04/10/2015 MAURIZIO MOLINARI DA GERUSALEMME La Stampa
“Daesh non è solo un’organizzazione terroristica ma una malattia che si può diagnosticare, prevenire”. A sostenerlo è Fahd Bin Jleid, opinionista del gruppo editoriale saudita “Al-Jazirah”, secondo il quale bisogna trattare “Daesh” - acronimo arabo di Isis, lo Stato Islamico di Abu Bakr al-Baghdadi - come vero e proprio virus, “che si può riconoscere da sintomi psicologici e fisici” in maniera tale da far intervenire le forze di sicurezza o il personale medico “prima che sia troppo tardi”.
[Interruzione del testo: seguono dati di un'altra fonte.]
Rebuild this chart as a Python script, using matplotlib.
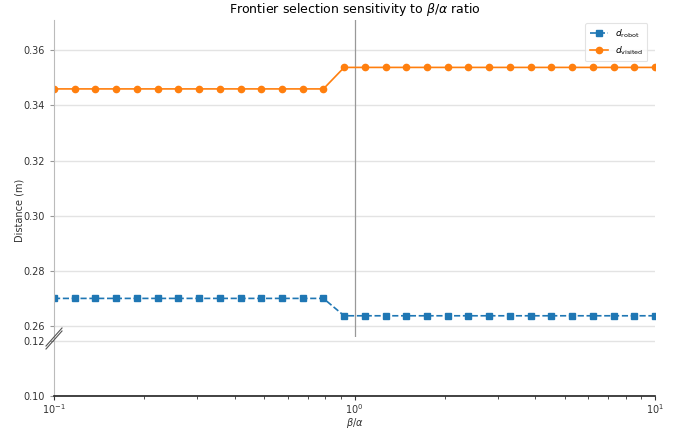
import matplotlib
matplotlib.use("Agg")
import matplotlib.pyplot as plt
from matplotlib.lines import Line2D

ratio = [0.1, 0.1172, 0.1374, 0.1610, 0.1887, 0.2212, 0.2593, 0.3039, 0.3562, 0.4175,
         0.4894, 0.5736, 0.6723, 0.7880, 0.9237, 1.0826, 1.2690, 1.4874, 1.7433, 2.0434,
         2.3950, 2.8072, 3.2903, 3.8566, 4.5204, 5.2983, 6.2102, 7.2790, 8.5317, 10.0]
d_robot = [0.270] * 14 + [0.2637] * 16
d_visited = [0.346] * 14 + [0.3538] * 16
top_yticks = [0.26, 0.28, 0.30, 0.32, 0.34, 0.36]
bottom_yticks = [0.10, 0.12]

W, H = 684, 428
fig = plt.figure(figsize=(W / 100, H / 100), dpi=100)

left = 54 / W
width = (655 - 54) / W
ax_top = fig.add_axes([left, (H - 337) / H, width, (337 - 20) / H])
ax_bot = fig.add_axes([left, (H - 396) / H, width, (396 - 337) / H], sharex=ax_top)

for ax in (ax_top, ax_bot):
    ax.plot(ratio, d_robot, color="#1f77b4", ls="--", marker="s", ms=4.5, lw=1.2,
            label=r"$d_{\mathrm{robot}}$")
    ax.plot(ratio, d_visited, color="#ff7f0e", ls="-", marker="o", ms=4.5, lw=1.2,
            label=r"$d_{\mathrm{visited}}$")
    ax.set_xscale("log")
    ax.set_xlim(0.1, 10)
    ax.grid(axis="y", color="#e3e3e3", lw=1)
    ax.set_axisbelow(True)
    for s in ("top", "right"):
        ax.spines[s].set_visible(False)
    ax.spines["left"].set_color("#bbbbbb")
    ax.tick_params(axis="y", labelsize=7, colors="#333333", length=3, color="#999999")

ax_top.set_ylim(0.256, 0.371)
ax_bot.set_ylim(0.10, 0.1215)
ax_top.set_yticks(top_yticks)
ax_top.set_yticklabels([f"{v:.2f}" for v in top_yticks])
ax_bot.set_yticks(bottom_yticks)
ax_bot.set_yticklabels([f"{v:.2f}" for v in bottom_yticks])

ax_top.axvline(1.0, color="#999999", lw=0.9, zorder=1)
ax_top.spines["bottom"].set_visible(False)
ax_top.tick_params(axis="x", which="both", bottom=False, labelbottom=False)
ax_bot.spines["bottom"].set_color("#222222")
ax_bot.spines["bottom"].set_linewidth(1.2)
ax_bot.tick_params(axis="x", which="both", labelsize=7, colors="#333333", length=3, pad=1.5)
ax_bot.tick_params(axis="x", which="minor", length=2)
fig.text((54 + 655) / 2 / W, 1 - 422.5 / H, r"$\beta/\alpha$", ha="center", va="center",
         fontsize=7, color="#333333")

ax_top.set_title(r"Frontier selection sensitivity to $\beta/\alpha$ ratio", fontsize=9, pad=5)
fig.text(20 / W, 1 - 210 / H, "Distance (m)", rotation=90, ha="center", va="center",
         fontsize=7, color="#333333")

leg = ax_top.legend(loc="upper right", fontsize=6.5, frameon=True, borderpad=0.5,
                    handlelength=2.0, bbox_to_anchor=(0.995, 1.005))
leg.get_frame().set_edgecolor("#dddddd")
leg.get_frame().set_linewidth(0.8)

# break marks
for dy in (0, 3):
    fig.add_artist(Line2D([46 / W, 62 / W], [1 - (349 - dy) / H, 1 - (331 - dy) / H],
                          transform=fig.transFigure, color="#555555", lw=0.8))

fig.savefig("out.png", dpi=100)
Proprio come fanno i dottori per curare i malati gravi. “Agenti, medici e ricercatori devono cooperare per identificare degli indicatori capaci di aiutare le famiglie ad identificare il bizzarro modo di pensare che porta i singoli ad aderire a Daesh” afferma Bin Jleid, secondo il quale le “luci rosse” da tener presenti sono “isolamento sociale, visita a siti Internet sospetti, dipendenza dai social network e bruschi cambiamenti di comportamento”. Poiché le forze di sicurezza “non possono seguire ogni singolo individuo identificando tali cambiamenti” l’appello è rivolto innanzitutto alle famiglie, affinché siano loro ad individuare gli “indicatori della deriva terrorista” allertando “personale medico e di sicurezza” chiedendogli di intervenire “prima che sia troppo tardi”. “Famigliari, parenti ed amici sono quelli che più possono evitare ad un loro caro di cadere nella trappola di Daesh - aggiunge l’opinionista - ed hanno una grande responsabilità nello scoprire cambiamento improvvisi di modi di fare, pensare, agire” prevedendo il contagio ideologico, l’adesione ad Isis e dunque “pericoli per un’intera famiglia o comunità”.
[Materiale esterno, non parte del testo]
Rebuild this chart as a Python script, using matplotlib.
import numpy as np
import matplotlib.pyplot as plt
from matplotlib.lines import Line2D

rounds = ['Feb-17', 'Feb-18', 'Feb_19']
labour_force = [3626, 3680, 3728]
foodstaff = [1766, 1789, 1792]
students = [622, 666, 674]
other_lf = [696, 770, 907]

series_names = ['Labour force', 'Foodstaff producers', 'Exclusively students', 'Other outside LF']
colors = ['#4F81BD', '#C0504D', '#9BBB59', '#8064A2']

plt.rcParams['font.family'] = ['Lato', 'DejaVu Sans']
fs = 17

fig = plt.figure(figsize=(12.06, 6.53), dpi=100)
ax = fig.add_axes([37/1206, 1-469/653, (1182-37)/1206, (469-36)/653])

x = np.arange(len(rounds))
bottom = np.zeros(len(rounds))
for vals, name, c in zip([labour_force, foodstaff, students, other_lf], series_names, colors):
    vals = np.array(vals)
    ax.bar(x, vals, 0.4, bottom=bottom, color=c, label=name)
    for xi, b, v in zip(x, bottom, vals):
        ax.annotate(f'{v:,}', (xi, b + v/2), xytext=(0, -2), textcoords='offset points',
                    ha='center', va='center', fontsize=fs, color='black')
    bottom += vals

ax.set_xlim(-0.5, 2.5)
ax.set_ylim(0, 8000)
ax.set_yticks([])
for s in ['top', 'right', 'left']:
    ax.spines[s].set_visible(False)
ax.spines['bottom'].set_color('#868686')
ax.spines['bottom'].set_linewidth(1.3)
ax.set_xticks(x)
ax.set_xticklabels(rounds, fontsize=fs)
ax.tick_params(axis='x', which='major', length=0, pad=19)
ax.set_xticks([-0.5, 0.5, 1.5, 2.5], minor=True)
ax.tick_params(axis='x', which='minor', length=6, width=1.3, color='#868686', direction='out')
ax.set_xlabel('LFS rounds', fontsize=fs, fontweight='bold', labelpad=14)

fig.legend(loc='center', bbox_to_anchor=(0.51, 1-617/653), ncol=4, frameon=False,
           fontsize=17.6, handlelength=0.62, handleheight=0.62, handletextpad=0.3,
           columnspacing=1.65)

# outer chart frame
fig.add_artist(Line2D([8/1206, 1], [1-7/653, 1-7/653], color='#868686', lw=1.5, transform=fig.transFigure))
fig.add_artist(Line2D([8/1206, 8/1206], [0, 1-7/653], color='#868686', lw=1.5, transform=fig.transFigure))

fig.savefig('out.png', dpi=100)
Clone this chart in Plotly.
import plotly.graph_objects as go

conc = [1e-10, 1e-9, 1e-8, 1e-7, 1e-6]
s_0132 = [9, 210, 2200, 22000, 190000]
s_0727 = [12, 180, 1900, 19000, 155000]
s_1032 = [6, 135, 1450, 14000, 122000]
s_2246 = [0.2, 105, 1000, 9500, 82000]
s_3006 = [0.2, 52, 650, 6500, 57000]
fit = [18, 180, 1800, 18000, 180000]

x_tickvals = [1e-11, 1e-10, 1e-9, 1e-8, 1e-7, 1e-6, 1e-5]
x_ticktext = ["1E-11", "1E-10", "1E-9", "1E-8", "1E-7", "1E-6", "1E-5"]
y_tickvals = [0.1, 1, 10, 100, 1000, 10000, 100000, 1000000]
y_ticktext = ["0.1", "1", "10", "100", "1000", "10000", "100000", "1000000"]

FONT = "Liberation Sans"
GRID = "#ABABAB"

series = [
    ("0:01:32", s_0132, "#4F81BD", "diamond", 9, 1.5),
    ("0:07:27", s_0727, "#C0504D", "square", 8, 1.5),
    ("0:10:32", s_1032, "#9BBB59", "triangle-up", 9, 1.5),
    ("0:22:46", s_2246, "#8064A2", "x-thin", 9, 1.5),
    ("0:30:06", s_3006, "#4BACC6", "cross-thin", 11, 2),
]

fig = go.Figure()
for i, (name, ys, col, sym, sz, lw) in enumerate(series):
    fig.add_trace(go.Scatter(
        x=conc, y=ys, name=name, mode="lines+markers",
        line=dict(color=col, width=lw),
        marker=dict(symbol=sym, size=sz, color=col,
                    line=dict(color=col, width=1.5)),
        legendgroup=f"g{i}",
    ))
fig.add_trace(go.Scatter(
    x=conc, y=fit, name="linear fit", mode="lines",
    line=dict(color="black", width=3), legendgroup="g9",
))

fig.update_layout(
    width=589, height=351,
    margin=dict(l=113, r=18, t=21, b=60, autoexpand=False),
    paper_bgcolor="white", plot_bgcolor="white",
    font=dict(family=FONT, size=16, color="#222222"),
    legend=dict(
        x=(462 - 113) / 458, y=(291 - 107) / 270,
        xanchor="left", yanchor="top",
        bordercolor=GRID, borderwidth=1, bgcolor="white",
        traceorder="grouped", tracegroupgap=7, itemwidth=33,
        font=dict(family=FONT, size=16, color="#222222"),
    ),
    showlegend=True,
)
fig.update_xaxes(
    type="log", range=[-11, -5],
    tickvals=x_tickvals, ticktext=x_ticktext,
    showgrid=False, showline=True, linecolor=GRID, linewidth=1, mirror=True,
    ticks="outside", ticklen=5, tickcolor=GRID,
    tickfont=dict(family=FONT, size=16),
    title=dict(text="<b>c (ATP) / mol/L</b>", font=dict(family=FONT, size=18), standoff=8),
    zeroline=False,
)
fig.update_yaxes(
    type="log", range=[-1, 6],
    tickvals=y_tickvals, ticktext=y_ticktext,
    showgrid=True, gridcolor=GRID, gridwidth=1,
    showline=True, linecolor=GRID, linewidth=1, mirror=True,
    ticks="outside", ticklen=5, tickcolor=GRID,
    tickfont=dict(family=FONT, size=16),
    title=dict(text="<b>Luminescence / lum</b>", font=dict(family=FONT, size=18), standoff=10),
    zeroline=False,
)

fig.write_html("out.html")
È interessante notare che tale approccio, incentrato sul ruolo di prevenzione che può essere svolto dalle famiglie, è assai simile ad una delle tattiche anti-terrorismo adoperate da Israele per stroncare la Seconda Intifada. Fra il 2002 ed il 2004 il controspionaggio israeliano avvicinò molte famiglie di kamikaze palestinesi per chiedere la loro collaborazione al fine di scongiurare la scelta del terrorismo da parte di uno o più parenti, soprattutto giovani.